Managing taxes well will help us keep more of our money. We should realize that people who build wealth are aware of taxes and are able to leverage this knowledge to their advantage.
Let’s look at impact of taxes, if you are planning to save Rs 100,000 post tax and you are in the 30% tax bracket, you will have to earn 142,857 pre-tax, i.e., 42.8% more. Now let’s look at the impact over a period of time.
As you can see from the chart, Rs 100,000 invested at 10% interest for 40 years at zero tax becomes 4,525,926 and the same amount at 30% tax becomes 1,497,446. If you can avoid taxes you would be 3 times richer!!! As we can see the longer we invest, the greater is the difference.
Key here is to understand tax implications of various products. Governments typically encourage long-term investments and provide significant tax advantages for those who invest for long-term. In India if one invests in stocks for over one year then there is no long term capital gains tax!!!
This has 2 implications – let’s say a person is in a 30% tax bracket
- If she is looking at long term investment, tax advantage given to equities becomes a serious proposition for wealth creation. Equities generating 7% per year become more attractive than fixed deposits (FD’s) paying 9% interest as FD’s are taxable.
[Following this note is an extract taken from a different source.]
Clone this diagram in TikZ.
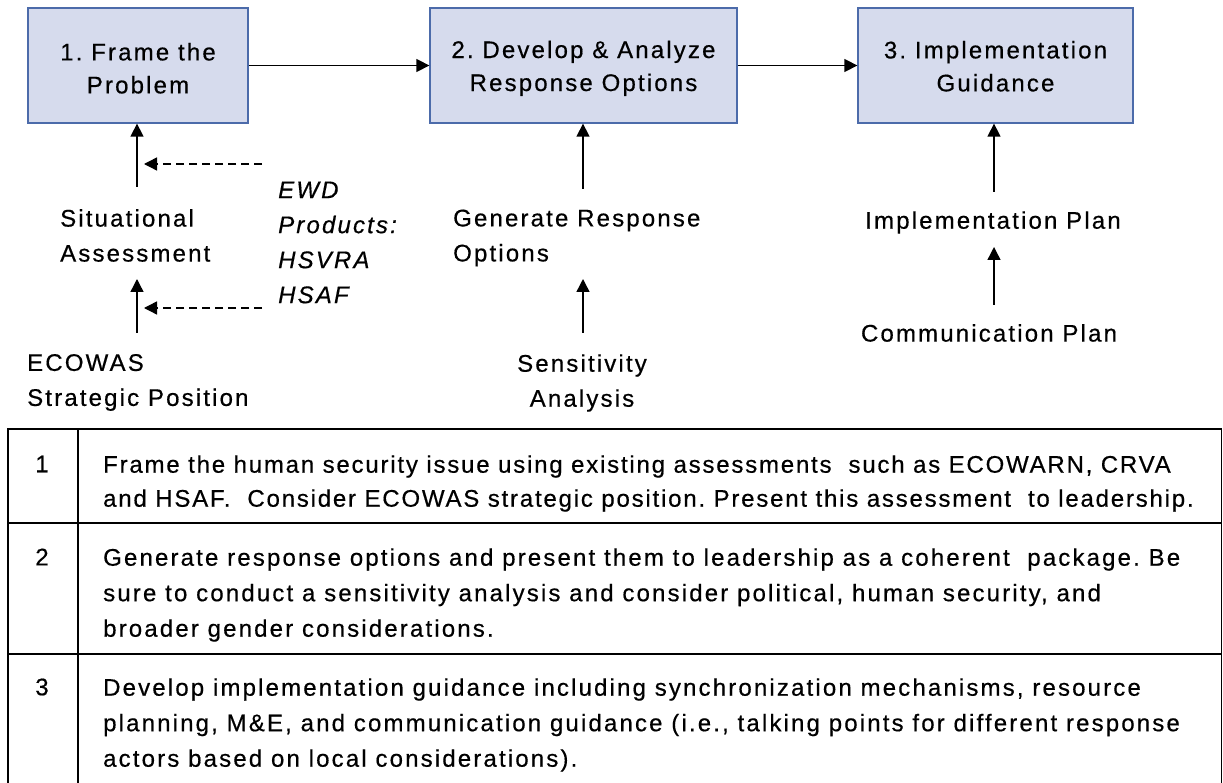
\documentclass[tikz,border=0pt]{standalone}
\usepackage{fontspec}
\setmainfont{Liberation Sans}[LetterSpace=9, FakeBold=0.5]
\newfontfamily\snugfont{Liberation Sans}[LetterSpace=7.5, FakeBold=0.5]
\usetikzlibrary{arrows.meta}
\definecolor{stagefill}{RGB}{214,219,237}
\definecolor{stageedge}{RGB}{76,107,170}
\begin{document}
\frenchspacing
\begin{tikzpicture}[x=1pt,y=-1pt,
  stage/.style={draw=stageedge, fill=stagefill, line width=1.3pt,
    minimum height=115pt, inner sep=0pt, align=center,
    font=\fontsize{24pt}{33pt}\selectfont},
  lbl/.style={inner sep=0pt, font=\fontsize{24pt}{35pt}\selectfont},
  src/.style={lbl, font=\fontsize{24pt}{35pt}\selectfont\itshape},
  cell/.style={inner sep=0pt, anchor=west, align=left},
  arr/.style={line width=1.4pt, -{Triangle[length=13pt,width=13pt]}},
  feed/.style={arr, dash pattern=on 8pt off 5pt},
  rule/.style={line width=1.6pt, line cap=rect}]
\useasboundingbox (0,0) rectangle (1223,783);

% process stages (the struts set the text a little below the box centre)
\node[stage, minimum width=220pt] (s1) at (138,65.5) {\rule{0pt}{23pt}1. Frame the\\Problem};
\node[stage, minimum width=307pt] (s2) at (583.5,65.5) {\rule{0pt}{23pt}2. Develop \& Analyze\\Response Options};
\node[stage, minimum width=275pt] (s3) at (995.5,65.5) {\rule{0pt}{19pt}3. Implementation\\Guidance};

\draw[arr] (s1) -- (s2);
\draw[arr] (s2) -- (s3);

% inputs to stage 1
\node[lbl, anchor=west, align=left] (sit) at (60,235.5) {Situational\\Assessment};
\node[lbl, anchor=west, align=left] (eco) at (27,382.5) {ECOWAS\\Strategic Position};
\node[src, anchor=west, align=left] (ewd) at (278,242.5) {EWD\\Products:\\HSVRA\\HSAF};

\coordinate (sitTop) at (137,187);
\coordinate (ecoTop) at (137,333);
\coordinate (sitIn) at (137,279);
\coordinate (feedA) at (144,164);
\coordinate (feedB) at (144,308);
\draw[arr] (sitTop) -- (sitTop |- s1.south);
\draw[arr] (ecoTop) -- (sitIn);
\draw[feed] (ewd.west |- feedA) ++(-16,0) -- (feedA);
\draw[feed] (ewd.west |- feedB) ++(-16,0) -- (feedB);

% inputs to stage 2
\node[lbl, anchor=west, align=left] (gen) at (453,238) {Generate Response\\Options};
\node[lbl, align=center] (sens) at (582,383) {Sensitivity\\Analysis};
\coordinate (genTop) at (583,189);
\coordinate (sensTop) at (583,333);
\coordinate (genIn) at (583,279);
\draw[arr] (genTop) -- (genTop |- s2.south);
\draw[arr] (sensTop) -- (genIn);

% inputs to stage 3
\node[lbl] (impl) at (993,222.5) {Implementation Plan};
\node[lbl] (comm) at (989,333) {Communication Plan};
\coordinate (implTop) at (994,192);
\coordinate (commTop) at (994,305);
\coordinate (implIn) at (994,247);
\draw[arr] (implTop) -- (implTop |- s3.south);
\draw[arr] (commTop) -- (implIn);

% summary table
\draw[rule] (8,783) -- (8,429) -- (1221.5,429) -- (1221.5,783);
\draw[rule] (78,429) -- (78,783);
\draw[rule] (8,523) -- (1221.5,523);
\draw[rule] (8,654) -- (1221.5,654);

\begin{scope}[every node/.style={font=\fontsize{24pt}{34pt}\selectfont}]
\node[inner sep=0pt] (n1) at (42,464) {1};
\node[inner sep=0pt] (n2) at (42,557) {2};
\node[inner sep=0pt] (n3) at (42,687) {3};
\node[cell, font=\fontsize{24pt}{34pt}\snugfont] (t1) at (103,483.5) {Frame the human security issue using existing assessments~ such as ECOWARN, CRVA\\
and HSAF.~ Consider ECOWAS strategic position. Present this assessment~ to leadership.};
\end{scope}
\begin{scope}[every node/.style={font=\fontsize{24pt}{35.5pt}\selectfont}]
\node[cell] (t2) at (103,595) {Generate response options and present them to leadership as a coherent~ package. Be\\
sure to conduct a sensitivity analysis and consider political, human security, and\\
broader gender considerations.};
\node[cell] (t3) at (103,725) {Develop implementation guidance including synchronization mechanisms, resource\\
planning, M\&E, and communication guidance (i.e., talking points for different response\\
actors based on local considerations).};
\end{scope}
\end{tikzpicture}
\end{document}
So she finally is able to keep only 6.3% in FD as opposed to all 7% in equities. The magic of compounding will start to make the differences wider over a period of time. We should not forget that the dividends from equities also do not attract any taxes.
- If she is a trading often (even if she buys and sells a security with-in the same calendar year), then she has to earn 142,857 in profits to keep 100,000. Whereas if she is an investor, (holding the security for over a year!), then she needs to earn only 100,000 as she gets to keep all of it.
In summary, if you have funds that you can invest for a long term, then you should seriously consider investing in equities as the tax advantages for dividends and capital gains will help build wealth much faster.
Most of us realize the impact of taxes because we explicitly pay taxes, but fees that are automatically deducted, especially by mutual funds, hence are not visible to us. Let’s examine their impact on our returns. Mutual funds charge between from 1.5% to 3% of the assets as the fees.
We can see from the above example that a 3% fee takes away a lot more than a 30% tax.
As you can see from the chart, Rs 100,000 invested at 10% interest for 40 years at zero fees becomes 4,525,926 and the same amount at 3% fees becomes 1,338,372 (it is even lower than 1,497,446 which is after 30% taxes). If you can avoid fees you would be 3.3 times richer!!! As we can see from the chart the lower the fee, the better is the return realized by the investor.
In this example we have assumed that the funds are making money every year, but the effect of fees will be more dramatic in the years when there is a loss. When there is a loss, the capital gets reduced further due to fees, thus reducing the return potential.
Taxes usually claim a part of the profits, but fees are a claim on the capital. Taxes are like taking a part of the crop when the crop is good. Fees, especially in the years where there is a loss, are like taking the seed from the farmer, this reduces what he has to sow, thus reducing the crop itself.
A more equitable way to pay the fund managers is to pay them for the returns they generate over an agreed benchmark. That way they are getting paid for the returns they generate over the benchmark and the investors only pay for the performance. You may want to read our article on paying the piper.
Fees and taxes are inevitable for an investor. Investors will be well served if they remember that taxes are assessed on the profits whereas fees are usually assessed on the capital.
- Prudent investors should look to minimize the taxes by choosing the right investment vehicles.
- They should actively work toward minimizing the fees. They should also make sure that the fees they pay is helping them get them a superior performance.